Posted Mar 16, 2003 8:41 UTC (Sun) by IkeTo (subscriber, #2122) [Link]

> Yep, if you are using select() to do nonblocking operations
> without setting the socket to nonblocking mode, your code will
> break.

Seen it only when I've got many threads/processes waiting for the same socket/fd. Then all threads wake up but only one can get the event that occurred. This is even documented in the accept() system call (perhaps because it always bite people making a multiprocess server). Of course you must respect the guarantee of select: only the first read() or write() is guaranteed to be non-blocking, and they may not write all the data you want to write, or read the whole buffer that you give it. Then you must wait for select() to tell you that it is ready again. But if you do respect them, I have never seen it failed, despite that I use it rather regularly.

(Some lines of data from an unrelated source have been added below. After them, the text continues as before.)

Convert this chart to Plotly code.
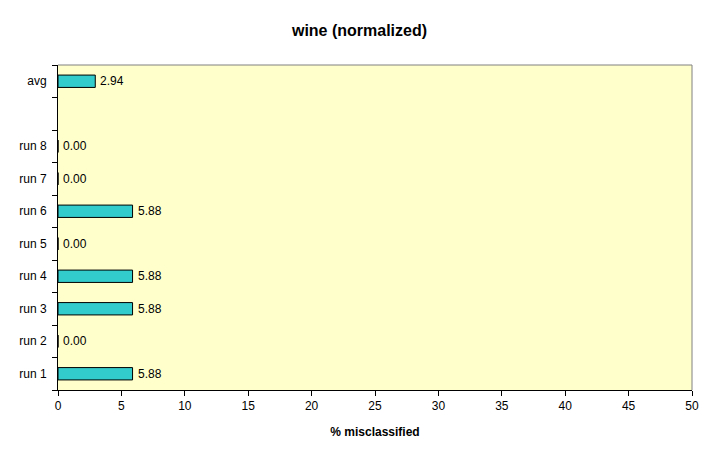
import plotly.graph_objects as go

categories = ["run 1", "run 2", "run 3", "run 4", "run 5", "run 6", "run 7", "run 8", " ", "avg"]
values = [5.88, 0.00, 5.88, 5.88, 0.00, 5.88, 0.00, 0.00, None, 2.94]
labels = ["5.88", "0.00", "5.88", "5.88", "0.00", "5.88", "0.00", "0.00", "", "2.94"]
x_ticks = [0, 5, 10, 15, 20, 25, 30, 35, 40, 45, 50]

font = "Liberation Sans, Arial, sans-serif"

fig = go.Figure()
fig.add_trace(go.Bar(
    x=values, y=categories, orientation="h",
    marker=dict(color="#33CCCC", line=dict(color="black", width=1)),
    hoverinfo="skip",
))

for v, c, t in zip(values, categories, labels):
    if v is None:
        continue
    fig.add_annotation(x=v, y=c, text=t, showarrow=False, xanchor="left",
                       yanchor="middle", xshift=3,
                       font=dict(family=font, size=12, color="black"))

fig.update_layout(
    width=719, height=461,
    margin=dict(l=58, r=27, t=65, b=71),
    paper_bgcolor="white", plot_bgcolor="#FFFFCC",
    showlegend=False, bargap=0.62,
    title=dict(text="<b>wine (normalized)</b>", x=0.5, xanchor="center",
               y=1 - 30 / 461, yanchor="middle",
               font=dict(family=font, size=16, color="black")),
    font=dict(family=font, size=12, color="black"),
)
fig.update_xaxes(
    range=[0, 50], tickvals=x_ticks, ticktext=[str(t) for t in x_ticks],
    showgrid=False, zeroline=False,
    showline=True, linecolor="black", linewidth=1,
    ticks="outside", ticklen=5, tickcolor="black",
    mirror=False,
    title=dict(text="<b>% misclassified</b>", font=dict(family=font, size=12), standoff=15),
)
fig.update_yaxes(
    categoryorder="array", categoryarray=categories,
    tickson="boundaries", showgrid=False, zeroline=False,
    showline=True, linecolor="black", linewidth=1,
    ticks="outside", ticklen=5, tickcolor="black",
    ticklabelstandoff=8,
)
# gray top/right border
fig.add_shape(type="line", xref="paper", yref="paper", x0=0, x1=1, y0=1, y1=1,
              line=dict(color="#808080", width=1))
fig.add_shape(type="line", xref="paper", yref="paper", x0=1, x1=1, y0=0, y1=1,
              line=dict(color="#808080", width=1))

fig.write_html("out.html")
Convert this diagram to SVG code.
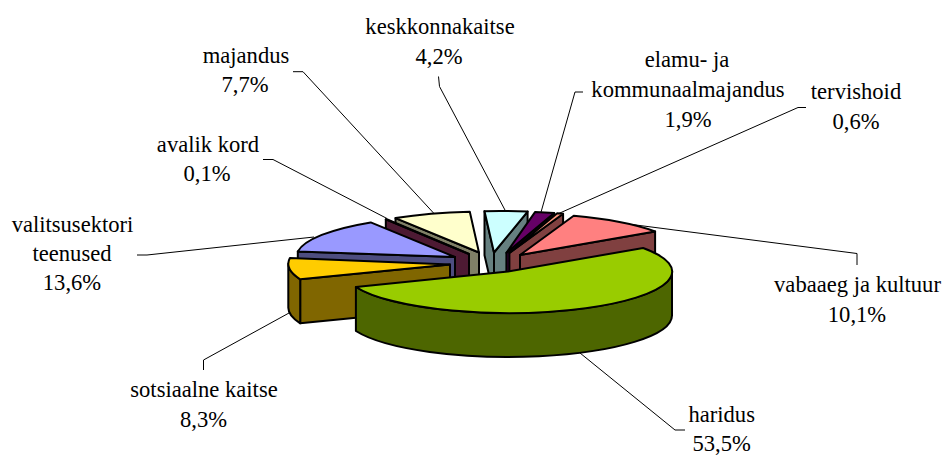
<svg xmlns="http://www.w3.org/2000/svg" width="947" height="455" viewBox="0 0 947 455">
<style>
.f{stroke:#000;stroke-width:2;stroke-linejoin:round}
text{font-family:Liberation Serif,Times New Roman,Times,Nimbus Roman,DejaVu Serif,Noto Serif,serif;font-size:22.6px;fill:#000;text-anchor:middle}
.ld{fill:none;stroke:#000;stroke-width:1}
</style>
<rect width="947" height="455" fill="#fff"/>
<g id="majandus">
<path class="f" fill="#808066" d="M479,252.5 L395.5,218.1 L395.5,262.1 L479,296.5 Z"/>
<path class="f" fill="#FFFFCC" d="M479,252.5 L395.5,218.1 A164,41.5 0 0 1 469.8,211.7 Z"/>
<text x="246" y="63.3">majandus</text>
<text x="245" y="92">7,7%</text>
</g>
<g id="avalik-kord">
<path class="f" fill="#4D1A33" d="M469,254 L385.8,219.3 L385.8,263.3 L469,298 Z"/>
<path class="f" fill="#993366" d="M469,254 L385.8,219.3 A164,41.5 0 0 1 386.7,219.2 Z"/>
<text x="208" y="151.5">avalik kord</text>
<text x="207" y="181">0,1%</text>
</g>
<g id="keskkonnakaitse">
<path class="f" fill="#668080" d="M494,252.5 L484.5,211.2 L484.5,255.2 L494,296.5 Z"/>
<path class="f" fill="#668080" d="M494,252.5 L527.6,211.6 L527.6,255.6 L494,296.5 Z"/>
<path class="f" fill="#CCFFFF" d="M494,252.5 L484.5,211.2 A164,41.5 0 0 1 527.6,211.6 Z"/>
<text x="440" y="34">keskkonnakaitse</text>
<text x="439" y="63.5">4,2%</text>
</g>
<g id="elamu">
<path class="f" fill="#330033" d="M506.4,252.8 L554.2,213.1 L554.2,257.1 L506.4,296.8 Z"/>
<path class="f" fill="#660066" d="M506.4,252.8 L535.2,211.9 A164,41.5 0 0 1 554.2,213.1 Z"/>
<text x="687" y="67">elamu- ja</text>
<text x="688" y="97">kommunaalmajandus</text>
<text x="688" y="126.5">1,9%</text>
</g>
<g id="tervishoid">
<path class="f" fill="#804040" d="M509.4,253 L563.1,213.8 L563.1,257.8 L509.4,297 Z"/>
<path class="f" fill="#FF9980" d="M509.4,253 L557.2,213.3 A164,41.5 0 0 1 563.1,213.8 Z"/>
<text x="856" y="99">tervishoid</text>
<text x="856" y="128.5">0,6%</text>
</g>
<g id="vabaaeg">
<path class="f" fill="#804040" d="M520,255 L655.1,231.5 L655.1,275.5 L520,299 Z"/>
<path class="f" fill="#FF8080" d="M520,255 L573.7,215.8 A164,41.5 0 0 1 655.1,231.5 Z"/>
<text x="857.5" y="291.5">vabaaeg ja kultuur</text>
<text x="857" y="321.5">10,1%</text>
</g>
<g id="valitsusektori">
<path class="f" fill="#4D4D80" d="M455,257 L297.8,251.5 L297.8,295.5 L455,301 Z"/>
<path class="f" fill="#9999FF" d="M455,257 L297.8,251.5 A164,41.5 0 0 1 370.7,222.4 Z"/>
<text x="72.5" y="231.5">valitsusektori</text>
<text x="72" y="261">teenused</text>
<text x="72" y="290">13,6%</text>
</g>
<g id="sotsiaalne">
<path class="f" fill="#806600" d="M450,264.5 L300.2,279.3 L300.2,323.3 L450,308.5 Z"/>
<path class="f" fill="#806600" d="M300.2,279.3 A164,41.5 0 0 1 288.3,263.8 L288.3,307.8 A164,41.5 0 0 0 300.2,323.3 Z"/>
<path class="f" fill="#FFCC00" d="M450,264.5 L300.2,279.3 A164,41.5 0 0 1 289.9,258.1 Z"/>
<text x="204" y="397">sotsiaalne kaitse</text>
<text x="203.5" y="427">8,3%</text>
</g>
<g id="haridus">
<path class="f" fill="#4D6600" d="M672,271.5 A164,41.5 0 0 1 355.9,287 L355.9,331 A164,41.5 0 0 0 672,315.5 Z"/>
<path class="f" fill="#99CC00" d="M508,271.5 L643.1,248 A164,41.5 0 1 1 355.9,287 Z"/>
<text x="721.7" y="422">haridus</text>
<text x="721.7" y="450.5">53,5%</text>
</g>
<g id="connectors">
<path class="ld" d="M438.5,76.5 L439.5,86.5 L505.5,211"/>
<path class="ld" d="M583,92 L575,92 L541,212.2"/>
<path class="ld" d="M806,107.5 L798,107.5 L559,213.4"/>
<path class="ld" d="M857,265 L857,253.5 L632,224.5"/>
<path class="ld" d="M685,430 L675,430 L580,353"/>
<path class="ld" d="M203.5,370 L203.5,360 L289,313"/>
<path class="ld" d="M137,255 L147,255 L314,237"/>
<path class="ld" d="M263,159.5 L273,159.5 L387,218.5"/>
<path class="ld" d="M293,71.7 L303,71.7 L434,213.5"/>
</g>
</svg>
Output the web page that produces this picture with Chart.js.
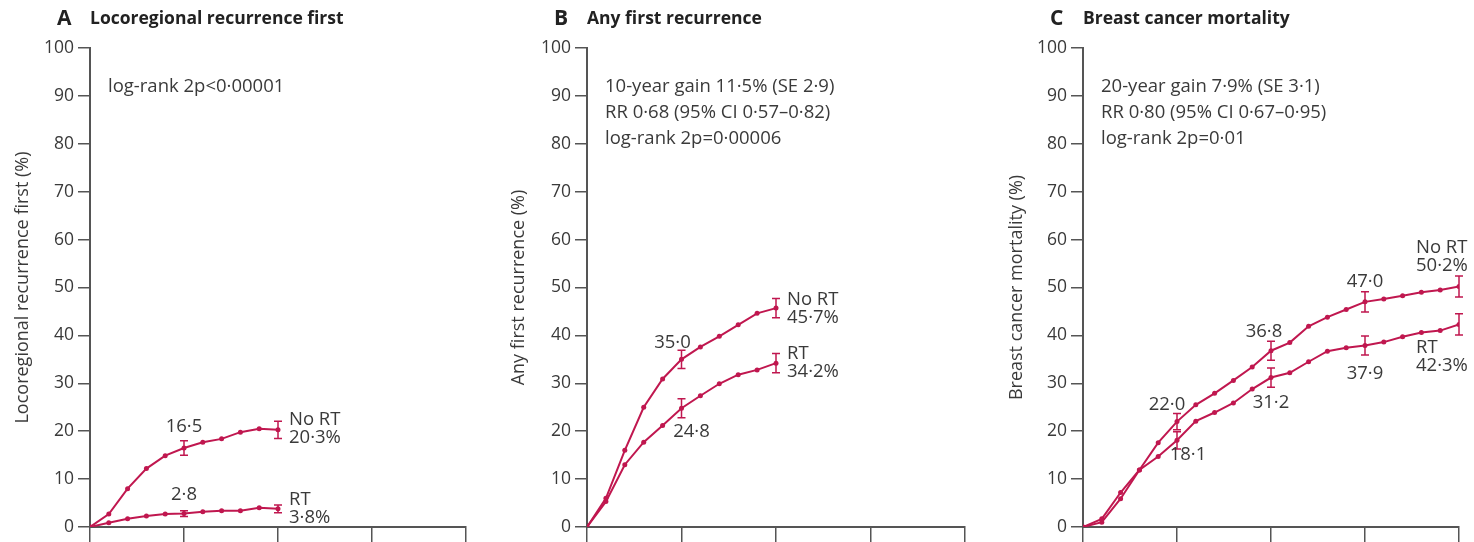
<!DOCTYPE html>
<html>
<head>
<meta charset="utf-8">
<script src="https://cdn.jsdelivr.net/npm/chart.js@4.4.0/dist/chart.umd.min.js"></script>
<style>
  body { margin: 0; background: #fff; width: 1474px; height: 542px; overflow: hidden; position: relative; }
  canvas { position: absolute; top: 0; }
</style>
</head>
<body>
<canvas id="chartA" width="490" height="542" style="left:0"></canvas>
<canvas id="chartB" width="490" height="542" style="left:490px"></canvas>
<canvas id="chartC" width="494" height="542" style="left:980px"></canvas>
<script>
const COLOR = '#c0174f';
const INK = '#3a3a3a';
const AXIS = '#555';
const FONT = "'Open Sans', sans-serif";

const xTicks = [0, 5, 10, 15, 20];
const yTicks = [0, 10, 20, 30, 40, 50, 60, 70, 80, 90, 100];

// A: locoregional recurrence first
const yearsA = [0, 1, 2, 3, 4, 5, 6, 7, 8, 9, 10];
const noRtA = [0, 2.7, 8.0, 12.2, 14.9, 16.5, 17.7, 18.4, 19.8, 20.5, 20.3];
const rtA = [0, 0.9, 1.7, 2.3, 2.7, 2.8, 3.2, 3.4, 3.4, 4.0, 3.8];
const errYearsA = [5, 10];
const noRtSeA = [1.5, 1.8];
const rtSeA = [0.6, 0.8];
const statsA = ['log-rank 2p<0\u00b700001'];

// B: any first recurrence
const yearsB = [0, 1, 2, 3, 4, 5, 6, 7, 8, 9, 10];
const noRtB = [0, 6.0, 16.0, 25.0, 30.9, 35.0, 37.6, 39.8, 42.2, 44.6, 45.7];
const rtB = [0, 5.3, 13.0, 17.7, 21.2, 24.8, 27.4, 29.9, 31.8, 32.8, 34.2];
const errYearsB = [5, 10];
const noRtSeB = [1.9, 2.0];
const rtSeB = [2.0, 2.0];
const statsB = ['10-year gain 11\u00b75% (SE 2\u00b79)', 'RR 0\u00b768 (95% CI 0\u00b757\u20130\u00b782)', 'log-rank 2p=0\u00b700006'];

// C: breast cancer mortality
const yearsC = [0, 1, 2, 3, 4, 5, 6, 7, 8, 9, 10, 11, 12, 13, 14, 15, 16, 17, 18, 19, 20];
const noRtC = [0, 1.7, 7.2, 11.9, 17.6, 22.0, 25.5, 27.9, 30.6, 33.4, 36.8, 38.5, 41.9, 43.8, 45.4, 47.0, 47.6, 48.3, 49.0, 49.5, 50.2];
const rtC = [0, 1.0, 5.9, 11.9, 14.7, 18.1, 22.1, 23.9, 25.9, 28.8, 31.2, 32.2, 34.5, 36.7, 37.4, 37.9, 38.6, 39.7, 40.6, 41.0, 42.3];
const errYearsC = [5, 10, 15, 20];
const noRtSeC = [1.7, 2.0, 2.1, 2.2];
const rtSeC = [1.8, 2.0, 2.0, 2.2];
const statsC = ['20-year gain 7\u00b79% (SE 3\u00b71)', 'RR 0\u00b780 (95% CI 0\u00b767\u20130\u00b795)', 'log-rank 2p=0\u00b701'];

function fmt(v) { return v.toFixed(1).replace('.', '\u00b7'); }

// error bars (value +/- se) drawn through the chart's scales
const errorBarPlugin = {
  id: 'errorBars',
  afterDatasetsDraw(chart) {
    const ctx = chart.ctx;
    const xs = chart.scales.x, ys = chart.scales.y;
    ctx.save();
    ctx.strokeStyle = COLOR;
    ctx.lineWidth = 1.5;
    chart.data.datasets.forEach(ds => {
      ds.errYears.forEach((yr, k) => {
        const p = ds.data.find(d => d.x === yr);
        const x = xs.getPixelForValue(yr);
        const y1 = ys.getPixelForValue(p.y + ds.errSe[k]);
        const y2 = ys.getPixelForValue(p.y - ds.errSe[k]);
        ctx.beginPath();
        ctx.moveTo(x, y1); ctx.lineTo(x, y2);
        ctx.moveTo(x - 4, y1); ctx.lineTo(x + 4, y1);
        ctx.moveTo(x - 4, y2); ctx.lineTo(x + 4, y2);
        ctx.stroke();
      });
    });
    ctx.restore();
  }
};

// heading, stats and the value labels
const textPlugin = {
  id: 'panelText',
  afterDraw(chart, args, o) {
    const ctx = chart.ctx, area = chart.chartArea;
    const xs = chart.scales.x, ys = chart.scales.y;
    ctx.save();
    ctx.textBaseline = 'middle';
    ctx.fillStyle = '#222';
    ctx.font = `bold 21px ${FONT}`;
    ctx.fillText(o.letter, area.left - 33, 19);
    ctx.font = `bold 17.5px ${FONT}`;
    ctx.fillText(o.title, area.left, 19);

    ctx.fillStyle = INK;
    ctx.font = `18.5px ${FONT}`;
    o.stats.forEach((s, i) => ctx.fillText(s, area.left + 18, area.top + 39 + i * 26));

    ctx.textAlign = 'center';
    o.marks.forEach(m => {
      const p = chart.data.datasets[m.ds].data.find(d => d.x === m.year);
      ctx.fillText(fmt(p.y), xs.getPixelForValue(p.x) + m.dx, ys.getPixelForValue(p.y) + m.dy);
    });

    ctx.textAlign = 'left';
    o.ends.forEach(e => {
      const ds = chart.data.datasets[e.ds];
      const p = ds.data[ds.data.length - 1];
      const px = xs.getPixelForValue(p.x) + e.dx;
      const py = ys.getPixelForValue(p.y) + e.dy;
      ctx.fillText(ds.label, px, py);
      ctx.fillText(fmt(p.y) + '%', px, py + 18);
    });
    ctx.restore();
  }
};

function makePanel(id, cfg) {
  const series = (years, vals) => years.map((x, i) => ({ x: x, y: vals[i] }));
  const ds = (label, vals, se) => ({
    label: label,
    data: series(cfg.years, vals),
    errYears: cfg.errYears,
    errSe: se,
    borderColor: COLOR,
    backgroundColor: COLOR,
    pointBackgroundColor: COLOR,
    pointBorderColor: COLOR,
    borderWidth: 2,
    pointRadius: 2.5,
    pointBorderWidth: 0,
    tension: 0
  });
  return new Chart(document.getElementById(id), {
    type: 'line',
    data: { datasets: [ds('No RT', cfg.noRt, cfg.noRtSe), ds('RT', cfg.rt, cfg.rtSe)] },
    options: {
      responsive: false,
      animation: false,
      events: [],
      layout: { padding: { top: 48, right: cfg.padRight, left: 0, bottom: 0 } },
      plugins: {
        legend: { display: false },
        tooltip: { enabled: false },
        panelText: { letter: cfg.letter, title: cfg.title, stats: cfg.stats, marks: cfg.marks, ends: cfg.ends }
      },
      scales: {
        x: {
          type: 'linear', min: 0, max: 20,
          afterBuildTicks: s => { s.ticks = xTicks.map(v => ({ value: v })); },
          ticks: { display: false },
          grid: { drawOnChartArea: false, tickLength: 15, color: AXIS, lineWidth: 1.5 },
          border: { color: AXIS, width: 2 },
          afterFit: s => { s.height = 15; }
        },
        y: {
          min: 0, max: 100,
          afterBuildTicks: s => { s.ticks = yTicks.map(v => ({ value: v })); },
          ticks: { color: INK, font: { family: FONT, size: 17.5 }, padding: 4 },
          grid: { drawOnChartArea: false, tickLength: 12, color: AXIS, lineWidth: 1.5 },
          border: { color: AXIS, width: 2 },
          title: { display: true, text: cfg.yTitle, color: INK, font: { family: FONT, size: 18 }, padding: { top: cfg.titlePad, bottom: 0 } },
          afterFit: s => { s.width = cfg.axisWidth; }
        }
      }
    },
    plugins: [errorBarPlugin, textPlugin]
  });
}

makePanel('chartA', {
  letter: 'A', title: 'Locoregional recurrence first', yTitle: 'Locoregional recurrence first (%)',
  years: yearsA, noRt: noRtA, rt: rtA, errYears: errYearsA, noRtSe: noRtSeA, rtSe: rtSeA, stats: statsA,
  axisWidth: 90, padRight: 24, titlePad: 12,
  marks: [{ ds: 0, year: 5, dx: 0, dy: -21 }, { ds: 1, year: 5, dx: 0, dy: -19 }],
  ends: [{ ds: 0, dx: 11, dy: -10 }, { ds: 1, dx: 11, dy: -9 }]
});

makePanel('chartB', {
  letter: 'B', title: 'Any first recurrence', yTitle: 'Any first recurrence (%)',
  years: yearsB, noRt: noRtB, rt: rtB, errYears: errYearsB, noRtSe: noRtSeB, rtSe: rtSeB, stats: statsB,
  axisWidth: 97, padRight: 15, titlePad: 18,
  marks: [{ ds: 0, year: 5, dx: -9, dy: -17 }, { ds: 1, year: 5, dx: 10, dy: 24 }],
  ends: [{ ds: 0, dx: 11, dy: -8 }, { ds: 1, dx: 11, dy: -9 }]
});

makePanel('chartC', {
  letter: 'C', title: 'Breast cancer mortality', yTitle: 'Breast cancer mortality (%)',
  years: yearsC, noRt: noRtC, rt: rtC, errYears: errYearsC, noRtSe: noRtSeC, rtSe: rtSeC, stats: statsC,
  axisWidth: 103, padRight: 15, titlePad: 26,
  marks: [
    { ds: 0, year: 5, dx: -10, dy: -17 }, { ds: 1, year: 5, dx: 11, dy: 14 },
    { ds: 0, year: 10, dx: -7, dy: -19 }, { ds: 1, year: 10, dx: 0, dy: 25 },
    { ds: 0, year: 15, dx: 0, dy: -20 }, { ds: 1, year: 15, dx: 0, dy: 28 }
  ],
  ends: [{ ds: 0, dx: -43, dy: -39 }, { ds: 1, dx: -43, dy: 23 }]
});
</script>
</body>
</html>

Perhaps the advice is a good safe-guard, but if any type of device or file has that behaviour (without saying that it does not work with select), then it is broken and should be reported as bugs.

BTW, your problem is just the opposite to the problem that paulsheer mentioned. What he says is that select might not return even if some fd is ready---because it has been returned in previous call of select. You say just the opposite: select might return even if no fd is ready. This should never happen, unlike the problem mentioned by paulsheer, which seems to be a gray area in the man page.

select() actually IS edge triggered

Posted Mar 16, 2003 19:00 UTC (Sun) by Ross (subscriber, #4065) [Link]

Yes, I have seen this happen "in real life" on several systems including Linux. The information given by select() is just a "snapshot" in time. You seem to be claiming that this is something new with edge triggered notification. It's not.

You point out the case I'm talking about: accept(), but the problem isn't caused by reading or writing more than once. In fact, if you use blocking sockets, there is no way to avoid the problem.

Specifically, I was talking about connections which are canceled between the call to select() and the call to accept(). The problem in general is that things can change between those two system calls.

If a connection is made to a server with a blocking listen socket the server will be notified of that new connection by select(). But the client can then cancel the connection before the server calls accept(). If there are no other waiting connections, the server will block until another connection is made. This is a classic race condition like the signal right before select() race and the alarm() without sigsetjmp() race). Most systems do not prevent this from happening (though a few will keep dead sockets in the accept queue so they can be handled as errors by accept).